Like many trampers, I battle with the trade-off between weight, bulk and warmth. Often, to keep my pack manageable, I make the trade-off against comfort at night, and usually regret it on the trip with some bad nights’ sleep.

If this sounds like a familiar dilemma to you, then the One Planet Cocoon could be what you’ve been looking for.

I was immediately attracted to its small size: once in the stuff sack it doesn’t take up a lot of space, and the compression straps tightened it up even more. Yet when you lie it flat it looks surprisingly lush and warm.

A regular Cocoon is only 640g, yet it is packed with 800+ goose down, which provides excellent lofting ability.

I was lucky enough to trial this on a couple of summer trips, and had two nights under the stars (always a good test of a bag).
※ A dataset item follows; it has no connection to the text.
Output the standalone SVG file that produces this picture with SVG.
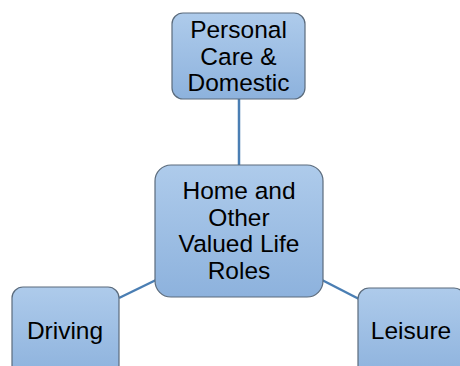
<svg xmlns="http://www.w3.org/2000/svg" width="460" height="366" viewBox="0 0 460 366">
<defs>
<linearGradient id="g" x1="0" y1="0" x2="0" y2="1">
<stop offset="0" stop-color="#aecbeb"/>
<stop offset="1" stop-color="#8db2dd"/>
</linearGradient>
<style>
.n{fill:url(#g);stroke:#5b6b7c;stroke-width:1.2}
.t{font-family:"Liberation Sans",Arial,sans-serif;font-size:24.5px;fill:#000;text-anchor:middle}
.c{stroke:#4a7eb3;stroke-width:2.5;fill:none}
</style>
</defs>
<rect width="460" height="366" fill="#fff"/>
<g id="connectors">
<line class="c" x1="239" y1="99" x2="239" y2="165"/>
<line class="c" x1="119" y1="298" x2="156" y2="280"/>
<line class="c" x1="322" y1="280" x2="359" y2="299"/>
</g>
<g id="personal">
<rect class="n" x="172" y="13" width="133" height="86" rx="11"/>
<text class="t" x="238.5" y="38">Personal</text>
<text class="t" x="238.5" y="65">Care &amp;</text>
<text class="t" x="238.5" y="91">Domestic</text>
</g>
<g id="home">
<rect class="n" x="155" y="165" width="168" height="132" rx="16"/>
<text class="t" x="239" y="199">Home and</text>
<text class="t" x="239" y="226">Other</text>
<text class="t" x="239" y="252">Valued Life</text>
<text class="t" x="239" y="279">Roles</text>
</g>
<g id="driving">
<rect class="n" x="12" y="287" width="107" height="90" rx="11"/>
<text class="t" x="65" y="339">Driving</text>
</g>
<g id="leisure">
<rect class="n" x="358" y="288" width="107" height="90" rx="11"/>
<text class="t" x="411" y="339">Leisure</text>
</g>
</svg>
One, on the top of the Paparoa Range, and one on the rock slabs at Adams Col on the Garden of Eden. There was only one problem – on both nights I was very warm and comfortable and had a perfect night’s sleep, thus missing out on the stars wheeling overhead!

I also camped on the snow of the Lambert Glacier (with a light freeze) and used the bag to warm up again after a cold day in the rain. In both cases the sleeping bag was excellent in challenging conditions. The zip is only half length, leaving a snug space for the legs and feet. The hood can be tightly cinched around you as well if the temperature drops.

The Cocoon is still a summer bag. If you are a cold sleeper, then it probably wouldn’t be sufficient for the use I put it to. Likewise, in winter I would use a bigger sleeping bag. But as someone who regularly uses small sleeping bags, the Cocoon would make an excellent investment. I didn’t want to give it back.